-- start of Material to process --
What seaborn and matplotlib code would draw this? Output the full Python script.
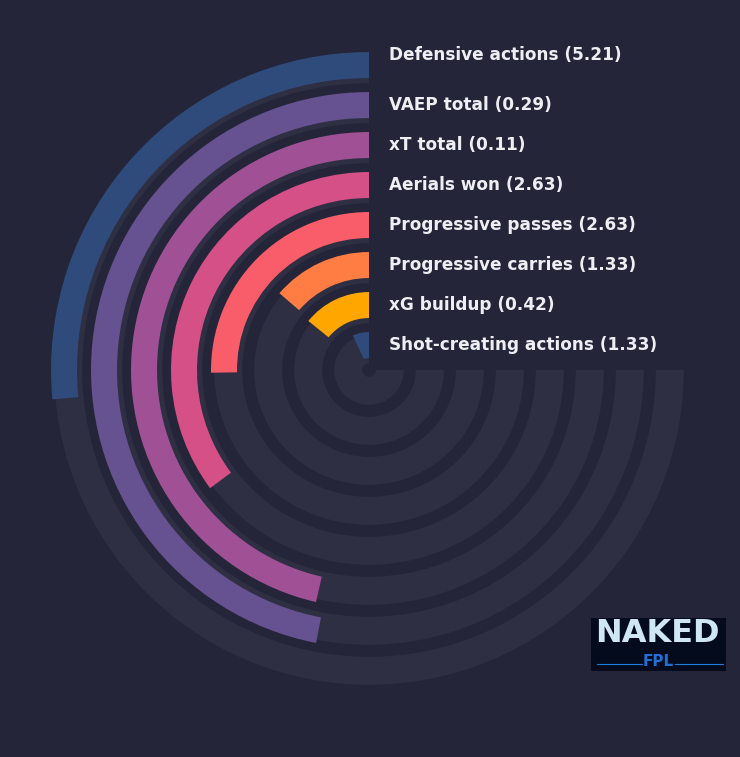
-- end of Material to process --
-- start of Material to process --
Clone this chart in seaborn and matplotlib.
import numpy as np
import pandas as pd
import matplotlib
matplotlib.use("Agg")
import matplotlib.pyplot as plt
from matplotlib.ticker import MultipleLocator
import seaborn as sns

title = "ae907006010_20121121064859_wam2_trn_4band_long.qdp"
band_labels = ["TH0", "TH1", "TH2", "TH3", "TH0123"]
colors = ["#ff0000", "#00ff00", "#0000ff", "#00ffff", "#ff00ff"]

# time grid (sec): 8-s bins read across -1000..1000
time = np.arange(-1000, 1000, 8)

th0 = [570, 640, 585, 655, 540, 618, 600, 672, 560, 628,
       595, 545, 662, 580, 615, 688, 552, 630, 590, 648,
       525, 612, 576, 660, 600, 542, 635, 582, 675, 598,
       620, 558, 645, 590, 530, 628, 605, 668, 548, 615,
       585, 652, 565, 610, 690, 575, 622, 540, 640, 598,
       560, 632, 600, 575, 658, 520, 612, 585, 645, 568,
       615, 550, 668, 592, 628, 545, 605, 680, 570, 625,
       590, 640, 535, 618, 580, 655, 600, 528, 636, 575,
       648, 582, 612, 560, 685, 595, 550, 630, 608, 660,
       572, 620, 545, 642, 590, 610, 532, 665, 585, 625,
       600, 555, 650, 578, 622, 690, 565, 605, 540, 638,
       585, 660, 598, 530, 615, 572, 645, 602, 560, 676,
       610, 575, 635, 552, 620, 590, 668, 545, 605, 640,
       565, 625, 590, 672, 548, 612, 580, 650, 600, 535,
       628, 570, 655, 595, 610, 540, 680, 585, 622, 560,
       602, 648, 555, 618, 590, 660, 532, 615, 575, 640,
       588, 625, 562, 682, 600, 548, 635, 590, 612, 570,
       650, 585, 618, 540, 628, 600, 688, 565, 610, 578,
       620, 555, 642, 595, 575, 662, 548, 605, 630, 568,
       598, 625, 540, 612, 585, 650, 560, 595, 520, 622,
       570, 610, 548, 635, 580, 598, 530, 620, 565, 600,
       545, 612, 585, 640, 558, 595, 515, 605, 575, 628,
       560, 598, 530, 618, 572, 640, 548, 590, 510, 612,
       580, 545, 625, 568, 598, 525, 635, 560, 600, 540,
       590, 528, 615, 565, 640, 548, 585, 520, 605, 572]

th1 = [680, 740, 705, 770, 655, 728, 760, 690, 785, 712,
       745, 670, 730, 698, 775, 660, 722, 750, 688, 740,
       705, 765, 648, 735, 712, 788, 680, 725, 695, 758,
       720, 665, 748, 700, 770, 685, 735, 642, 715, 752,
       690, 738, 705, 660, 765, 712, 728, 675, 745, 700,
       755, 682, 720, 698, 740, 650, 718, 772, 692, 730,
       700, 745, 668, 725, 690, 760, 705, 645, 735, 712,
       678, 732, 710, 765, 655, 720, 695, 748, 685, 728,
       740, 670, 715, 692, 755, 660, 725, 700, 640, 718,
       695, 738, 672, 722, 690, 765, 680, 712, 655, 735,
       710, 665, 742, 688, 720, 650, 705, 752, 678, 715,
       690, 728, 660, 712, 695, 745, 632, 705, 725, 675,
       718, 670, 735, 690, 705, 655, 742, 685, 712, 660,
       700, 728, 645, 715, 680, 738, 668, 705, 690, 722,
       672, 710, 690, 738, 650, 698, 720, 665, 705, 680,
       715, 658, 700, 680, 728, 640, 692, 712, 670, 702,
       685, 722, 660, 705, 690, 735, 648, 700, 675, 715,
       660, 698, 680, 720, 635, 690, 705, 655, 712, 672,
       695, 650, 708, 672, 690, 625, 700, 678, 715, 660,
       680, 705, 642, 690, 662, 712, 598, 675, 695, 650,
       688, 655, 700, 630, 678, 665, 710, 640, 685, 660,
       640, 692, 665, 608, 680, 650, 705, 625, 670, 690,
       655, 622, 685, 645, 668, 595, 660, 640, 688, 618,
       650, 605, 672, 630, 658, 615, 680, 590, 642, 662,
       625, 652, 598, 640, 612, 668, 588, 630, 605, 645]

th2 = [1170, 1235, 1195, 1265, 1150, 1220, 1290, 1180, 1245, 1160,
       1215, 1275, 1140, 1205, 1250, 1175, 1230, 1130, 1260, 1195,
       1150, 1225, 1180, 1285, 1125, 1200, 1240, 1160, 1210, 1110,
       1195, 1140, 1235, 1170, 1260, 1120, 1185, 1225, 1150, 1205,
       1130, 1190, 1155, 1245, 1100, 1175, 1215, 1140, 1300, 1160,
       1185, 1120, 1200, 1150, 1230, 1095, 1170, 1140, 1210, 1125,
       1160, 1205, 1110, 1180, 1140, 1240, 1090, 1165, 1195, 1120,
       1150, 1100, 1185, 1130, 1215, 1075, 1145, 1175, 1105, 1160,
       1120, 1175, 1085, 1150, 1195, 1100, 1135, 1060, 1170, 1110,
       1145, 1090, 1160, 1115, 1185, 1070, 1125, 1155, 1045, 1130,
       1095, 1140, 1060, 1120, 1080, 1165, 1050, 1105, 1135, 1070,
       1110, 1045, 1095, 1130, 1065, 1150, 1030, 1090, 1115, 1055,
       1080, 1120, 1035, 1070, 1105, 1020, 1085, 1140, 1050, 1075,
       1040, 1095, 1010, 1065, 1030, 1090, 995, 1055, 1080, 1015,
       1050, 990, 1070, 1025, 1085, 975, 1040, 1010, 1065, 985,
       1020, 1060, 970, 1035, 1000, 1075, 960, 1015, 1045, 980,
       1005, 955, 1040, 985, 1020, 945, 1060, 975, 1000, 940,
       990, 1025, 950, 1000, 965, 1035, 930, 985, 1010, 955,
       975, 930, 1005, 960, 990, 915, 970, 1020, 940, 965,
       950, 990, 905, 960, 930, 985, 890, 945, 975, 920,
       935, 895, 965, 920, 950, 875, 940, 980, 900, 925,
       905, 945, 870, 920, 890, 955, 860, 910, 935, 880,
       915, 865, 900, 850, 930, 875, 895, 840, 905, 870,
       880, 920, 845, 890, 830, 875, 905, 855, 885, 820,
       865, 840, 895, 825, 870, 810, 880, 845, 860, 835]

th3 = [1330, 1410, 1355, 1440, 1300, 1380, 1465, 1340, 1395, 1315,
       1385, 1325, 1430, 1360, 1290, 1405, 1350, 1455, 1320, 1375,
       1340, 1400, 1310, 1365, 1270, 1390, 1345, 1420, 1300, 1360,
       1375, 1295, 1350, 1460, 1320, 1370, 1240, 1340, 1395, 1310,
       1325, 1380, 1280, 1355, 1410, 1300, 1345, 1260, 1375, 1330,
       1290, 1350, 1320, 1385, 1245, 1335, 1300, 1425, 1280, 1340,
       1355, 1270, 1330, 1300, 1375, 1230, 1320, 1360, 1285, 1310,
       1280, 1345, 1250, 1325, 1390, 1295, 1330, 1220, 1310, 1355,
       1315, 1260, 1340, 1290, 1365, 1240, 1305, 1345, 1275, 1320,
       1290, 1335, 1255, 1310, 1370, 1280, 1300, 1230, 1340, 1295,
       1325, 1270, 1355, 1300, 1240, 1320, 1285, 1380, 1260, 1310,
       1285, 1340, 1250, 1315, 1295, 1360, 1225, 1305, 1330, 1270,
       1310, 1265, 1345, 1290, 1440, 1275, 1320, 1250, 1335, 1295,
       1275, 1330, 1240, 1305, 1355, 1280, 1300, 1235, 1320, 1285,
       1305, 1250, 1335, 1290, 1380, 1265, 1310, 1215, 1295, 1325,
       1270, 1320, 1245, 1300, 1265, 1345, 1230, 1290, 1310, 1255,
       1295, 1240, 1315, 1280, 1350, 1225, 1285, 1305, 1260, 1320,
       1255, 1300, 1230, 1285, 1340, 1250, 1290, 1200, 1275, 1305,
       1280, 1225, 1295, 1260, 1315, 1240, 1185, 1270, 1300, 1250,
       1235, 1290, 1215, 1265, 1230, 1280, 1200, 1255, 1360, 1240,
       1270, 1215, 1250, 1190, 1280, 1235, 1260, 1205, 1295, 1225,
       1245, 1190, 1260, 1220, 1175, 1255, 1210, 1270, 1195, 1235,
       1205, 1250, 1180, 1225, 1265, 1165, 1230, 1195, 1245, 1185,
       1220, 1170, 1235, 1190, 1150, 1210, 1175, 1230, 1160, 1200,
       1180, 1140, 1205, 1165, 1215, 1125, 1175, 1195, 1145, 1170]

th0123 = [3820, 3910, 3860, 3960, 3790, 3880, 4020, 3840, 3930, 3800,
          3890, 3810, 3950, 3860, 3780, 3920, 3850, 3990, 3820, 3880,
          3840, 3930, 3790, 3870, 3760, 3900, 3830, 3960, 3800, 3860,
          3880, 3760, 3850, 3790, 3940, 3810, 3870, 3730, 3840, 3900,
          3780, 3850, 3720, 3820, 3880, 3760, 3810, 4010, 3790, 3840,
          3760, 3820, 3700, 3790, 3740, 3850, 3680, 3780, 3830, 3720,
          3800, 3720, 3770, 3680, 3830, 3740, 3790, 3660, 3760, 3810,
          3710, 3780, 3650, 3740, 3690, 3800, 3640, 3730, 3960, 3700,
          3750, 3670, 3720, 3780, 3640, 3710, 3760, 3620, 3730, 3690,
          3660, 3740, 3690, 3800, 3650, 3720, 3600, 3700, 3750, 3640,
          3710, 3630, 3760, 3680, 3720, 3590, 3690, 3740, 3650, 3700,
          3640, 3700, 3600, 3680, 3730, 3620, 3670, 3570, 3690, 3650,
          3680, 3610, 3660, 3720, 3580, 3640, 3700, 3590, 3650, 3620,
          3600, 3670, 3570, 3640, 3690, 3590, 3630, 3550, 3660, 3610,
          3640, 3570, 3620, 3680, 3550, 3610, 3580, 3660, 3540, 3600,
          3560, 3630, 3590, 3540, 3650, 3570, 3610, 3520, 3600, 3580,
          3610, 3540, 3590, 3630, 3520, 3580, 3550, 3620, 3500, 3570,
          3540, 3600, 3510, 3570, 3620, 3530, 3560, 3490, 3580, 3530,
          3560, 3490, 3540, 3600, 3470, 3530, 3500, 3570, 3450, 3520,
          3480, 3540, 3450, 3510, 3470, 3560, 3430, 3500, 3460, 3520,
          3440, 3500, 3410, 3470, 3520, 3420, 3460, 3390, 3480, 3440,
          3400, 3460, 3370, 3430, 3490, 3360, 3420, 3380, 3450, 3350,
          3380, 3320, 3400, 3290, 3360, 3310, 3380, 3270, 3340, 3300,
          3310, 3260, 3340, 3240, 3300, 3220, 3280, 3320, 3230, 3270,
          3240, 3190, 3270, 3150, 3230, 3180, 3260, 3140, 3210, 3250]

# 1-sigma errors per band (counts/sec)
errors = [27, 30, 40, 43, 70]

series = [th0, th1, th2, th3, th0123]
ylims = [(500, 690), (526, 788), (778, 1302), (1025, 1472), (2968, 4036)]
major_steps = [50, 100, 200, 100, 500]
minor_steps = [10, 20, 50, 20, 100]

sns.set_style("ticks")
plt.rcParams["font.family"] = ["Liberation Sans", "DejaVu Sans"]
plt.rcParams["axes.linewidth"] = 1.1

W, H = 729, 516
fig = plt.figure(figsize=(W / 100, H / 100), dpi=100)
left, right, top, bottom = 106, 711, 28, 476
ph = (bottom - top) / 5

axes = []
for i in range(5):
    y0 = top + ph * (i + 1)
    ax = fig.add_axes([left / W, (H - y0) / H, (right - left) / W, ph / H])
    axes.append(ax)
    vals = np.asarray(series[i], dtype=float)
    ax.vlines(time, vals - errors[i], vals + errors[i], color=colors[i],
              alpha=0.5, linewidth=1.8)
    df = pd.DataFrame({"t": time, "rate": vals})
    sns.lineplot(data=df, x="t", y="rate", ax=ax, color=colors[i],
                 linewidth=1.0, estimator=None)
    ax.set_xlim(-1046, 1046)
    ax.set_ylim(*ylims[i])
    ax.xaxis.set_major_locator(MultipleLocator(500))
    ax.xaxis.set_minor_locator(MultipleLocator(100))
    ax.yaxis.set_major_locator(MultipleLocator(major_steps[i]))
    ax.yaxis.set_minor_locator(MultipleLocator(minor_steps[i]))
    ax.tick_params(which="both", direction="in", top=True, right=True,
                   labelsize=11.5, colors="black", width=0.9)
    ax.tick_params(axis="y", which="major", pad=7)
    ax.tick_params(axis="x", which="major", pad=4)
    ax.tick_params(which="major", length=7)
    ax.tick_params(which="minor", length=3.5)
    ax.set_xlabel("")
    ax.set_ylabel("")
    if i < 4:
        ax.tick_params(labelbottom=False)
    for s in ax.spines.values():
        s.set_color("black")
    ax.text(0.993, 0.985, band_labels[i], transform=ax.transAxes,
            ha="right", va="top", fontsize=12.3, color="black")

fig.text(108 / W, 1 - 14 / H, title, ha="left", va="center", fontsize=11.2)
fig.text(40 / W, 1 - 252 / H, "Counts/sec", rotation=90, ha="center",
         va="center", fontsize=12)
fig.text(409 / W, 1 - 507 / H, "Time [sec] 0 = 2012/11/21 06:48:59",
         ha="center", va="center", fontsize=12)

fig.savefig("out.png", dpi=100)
-- end of Material to process --
* Directive: Exactly reproduce the stretch from the line with "Clone this chart in seaborn and matplotlib." through the line with "time = np.arange(-1000, 1000, 8)", including both ends and nothing else.

* Correct output:
Clone this chart in seaborn and matplotlib.
import numpy as np
import pandas as pd
import matplotlib
matplotlib.use("Agg")
import matplotlib.pyplot as plt
from matplotlib.ticker import MultipleLocator
import seaborn as sns

title = "ae907006010_20121121064859_wam2_trn_4band_long.qdp"
band_labels = ["TH0", "TH1", "TH2", "TH3", "TH0123"]
colors = ["#ff0000", "#00ff00", "#0000ff", "#00ffff", "#ff00ff"]

# time grid (sec): 8-s bins read across -1000..1000
time = np.arange(-1000, 1000, 8)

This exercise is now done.